━━ EXTRACTED MATERIAL ━━

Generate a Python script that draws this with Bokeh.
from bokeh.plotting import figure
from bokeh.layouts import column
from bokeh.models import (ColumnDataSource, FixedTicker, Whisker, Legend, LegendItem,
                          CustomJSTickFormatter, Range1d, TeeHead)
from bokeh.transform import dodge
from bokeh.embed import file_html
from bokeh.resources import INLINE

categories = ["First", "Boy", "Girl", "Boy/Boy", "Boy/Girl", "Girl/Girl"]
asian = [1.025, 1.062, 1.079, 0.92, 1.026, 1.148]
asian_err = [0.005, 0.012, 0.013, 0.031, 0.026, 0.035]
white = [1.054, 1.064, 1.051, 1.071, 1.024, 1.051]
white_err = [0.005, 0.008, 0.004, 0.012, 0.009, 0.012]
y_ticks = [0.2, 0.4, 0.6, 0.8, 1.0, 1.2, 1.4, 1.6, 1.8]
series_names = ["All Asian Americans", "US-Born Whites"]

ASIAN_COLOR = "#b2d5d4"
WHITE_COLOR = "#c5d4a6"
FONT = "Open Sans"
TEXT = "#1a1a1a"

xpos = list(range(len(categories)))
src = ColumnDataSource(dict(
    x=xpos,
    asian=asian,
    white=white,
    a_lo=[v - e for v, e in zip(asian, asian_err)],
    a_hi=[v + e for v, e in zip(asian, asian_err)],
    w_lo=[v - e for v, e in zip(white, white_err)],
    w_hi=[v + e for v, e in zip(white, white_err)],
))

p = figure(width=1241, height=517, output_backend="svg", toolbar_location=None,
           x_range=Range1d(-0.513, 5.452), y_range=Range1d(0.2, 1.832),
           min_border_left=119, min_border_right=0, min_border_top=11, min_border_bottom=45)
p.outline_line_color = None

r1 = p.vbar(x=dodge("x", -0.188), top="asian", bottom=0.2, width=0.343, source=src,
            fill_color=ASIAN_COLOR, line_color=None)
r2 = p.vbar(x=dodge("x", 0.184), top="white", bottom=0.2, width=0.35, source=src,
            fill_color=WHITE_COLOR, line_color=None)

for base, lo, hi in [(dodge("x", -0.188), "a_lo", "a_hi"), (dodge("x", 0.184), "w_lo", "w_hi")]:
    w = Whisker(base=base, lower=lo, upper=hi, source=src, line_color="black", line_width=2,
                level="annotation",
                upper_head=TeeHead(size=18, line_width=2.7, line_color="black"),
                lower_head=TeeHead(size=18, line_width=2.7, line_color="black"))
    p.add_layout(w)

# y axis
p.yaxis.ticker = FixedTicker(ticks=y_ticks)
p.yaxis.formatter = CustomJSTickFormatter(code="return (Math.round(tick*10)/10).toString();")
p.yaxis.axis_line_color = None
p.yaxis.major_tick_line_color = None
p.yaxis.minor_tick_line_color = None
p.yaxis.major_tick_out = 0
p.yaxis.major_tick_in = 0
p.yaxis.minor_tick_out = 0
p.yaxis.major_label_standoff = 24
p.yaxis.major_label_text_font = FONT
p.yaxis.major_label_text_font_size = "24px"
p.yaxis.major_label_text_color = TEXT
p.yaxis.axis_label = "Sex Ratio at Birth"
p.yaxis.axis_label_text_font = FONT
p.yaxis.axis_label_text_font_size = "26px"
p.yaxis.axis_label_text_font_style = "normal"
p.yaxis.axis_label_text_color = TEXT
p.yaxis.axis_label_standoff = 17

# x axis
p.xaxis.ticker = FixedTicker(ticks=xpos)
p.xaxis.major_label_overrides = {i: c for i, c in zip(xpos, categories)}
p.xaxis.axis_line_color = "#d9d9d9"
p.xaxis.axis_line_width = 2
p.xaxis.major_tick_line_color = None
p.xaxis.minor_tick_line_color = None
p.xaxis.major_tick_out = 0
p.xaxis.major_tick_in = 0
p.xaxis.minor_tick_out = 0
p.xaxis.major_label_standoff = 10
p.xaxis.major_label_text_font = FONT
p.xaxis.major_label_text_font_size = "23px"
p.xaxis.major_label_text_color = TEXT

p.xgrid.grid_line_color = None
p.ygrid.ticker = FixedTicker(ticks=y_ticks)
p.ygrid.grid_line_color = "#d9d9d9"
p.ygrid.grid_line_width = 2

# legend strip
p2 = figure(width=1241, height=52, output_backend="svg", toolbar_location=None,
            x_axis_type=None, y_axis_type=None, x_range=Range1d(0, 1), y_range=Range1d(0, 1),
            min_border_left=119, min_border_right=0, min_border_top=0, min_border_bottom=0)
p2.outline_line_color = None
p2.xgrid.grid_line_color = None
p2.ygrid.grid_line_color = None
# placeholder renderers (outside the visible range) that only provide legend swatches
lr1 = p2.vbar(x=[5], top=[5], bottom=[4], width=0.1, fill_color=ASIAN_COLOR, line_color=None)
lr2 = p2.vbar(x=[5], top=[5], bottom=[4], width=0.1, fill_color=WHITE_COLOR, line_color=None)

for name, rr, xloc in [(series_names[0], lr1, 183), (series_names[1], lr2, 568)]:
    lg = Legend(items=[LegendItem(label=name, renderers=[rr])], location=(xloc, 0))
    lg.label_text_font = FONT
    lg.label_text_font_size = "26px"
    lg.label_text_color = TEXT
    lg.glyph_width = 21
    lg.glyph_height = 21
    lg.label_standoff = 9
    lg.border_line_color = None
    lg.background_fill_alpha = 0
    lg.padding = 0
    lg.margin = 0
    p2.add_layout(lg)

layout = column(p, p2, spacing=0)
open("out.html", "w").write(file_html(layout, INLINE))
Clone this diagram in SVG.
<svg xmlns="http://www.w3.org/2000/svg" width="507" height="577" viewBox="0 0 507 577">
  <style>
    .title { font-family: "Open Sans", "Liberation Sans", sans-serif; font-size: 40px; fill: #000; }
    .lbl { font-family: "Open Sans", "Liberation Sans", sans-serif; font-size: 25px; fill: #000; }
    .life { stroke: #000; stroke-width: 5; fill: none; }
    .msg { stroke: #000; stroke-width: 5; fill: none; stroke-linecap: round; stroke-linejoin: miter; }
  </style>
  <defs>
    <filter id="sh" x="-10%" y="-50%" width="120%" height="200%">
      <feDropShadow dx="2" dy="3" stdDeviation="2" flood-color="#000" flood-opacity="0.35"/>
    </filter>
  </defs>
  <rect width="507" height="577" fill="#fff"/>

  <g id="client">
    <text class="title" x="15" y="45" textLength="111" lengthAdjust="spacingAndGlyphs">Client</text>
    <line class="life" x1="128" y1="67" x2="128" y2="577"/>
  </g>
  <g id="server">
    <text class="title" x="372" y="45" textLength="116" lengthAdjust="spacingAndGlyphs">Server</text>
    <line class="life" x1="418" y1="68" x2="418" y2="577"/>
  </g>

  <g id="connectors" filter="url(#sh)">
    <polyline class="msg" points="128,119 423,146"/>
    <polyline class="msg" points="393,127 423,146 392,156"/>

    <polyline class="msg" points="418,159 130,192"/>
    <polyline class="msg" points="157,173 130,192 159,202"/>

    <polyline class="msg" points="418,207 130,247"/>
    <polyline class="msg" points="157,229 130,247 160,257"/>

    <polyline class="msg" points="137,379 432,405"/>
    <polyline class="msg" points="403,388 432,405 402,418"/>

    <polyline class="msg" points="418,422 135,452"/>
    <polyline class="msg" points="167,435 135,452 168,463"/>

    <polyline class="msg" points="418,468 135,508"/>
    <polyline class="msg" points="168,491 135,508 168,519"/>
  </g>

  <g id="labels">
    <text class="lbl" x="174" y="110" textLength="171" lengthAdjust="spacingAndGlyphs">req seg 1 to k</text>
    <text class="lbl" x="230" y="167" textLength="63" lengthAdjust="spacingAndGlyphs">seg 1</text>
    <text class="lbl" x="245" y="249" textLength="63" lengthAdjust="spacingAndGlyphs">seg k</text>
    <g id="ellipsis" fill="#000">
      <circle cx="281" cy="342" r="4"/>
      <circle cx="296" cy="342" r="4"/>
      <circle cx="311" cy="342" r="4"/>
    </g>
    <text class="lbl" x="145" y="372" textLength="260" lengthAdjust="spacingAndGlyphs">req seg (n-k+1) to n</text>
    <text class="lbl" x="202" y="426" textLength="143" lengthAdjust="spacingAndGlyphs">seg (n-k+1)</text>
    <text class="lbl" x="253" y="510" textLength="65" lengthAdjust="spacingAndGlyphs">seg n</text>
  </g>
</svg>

━━━

[TASK OBJECTIVE]: Write down only how many lines in the listing contain the word "that".

[ANSWER BELOW]: 2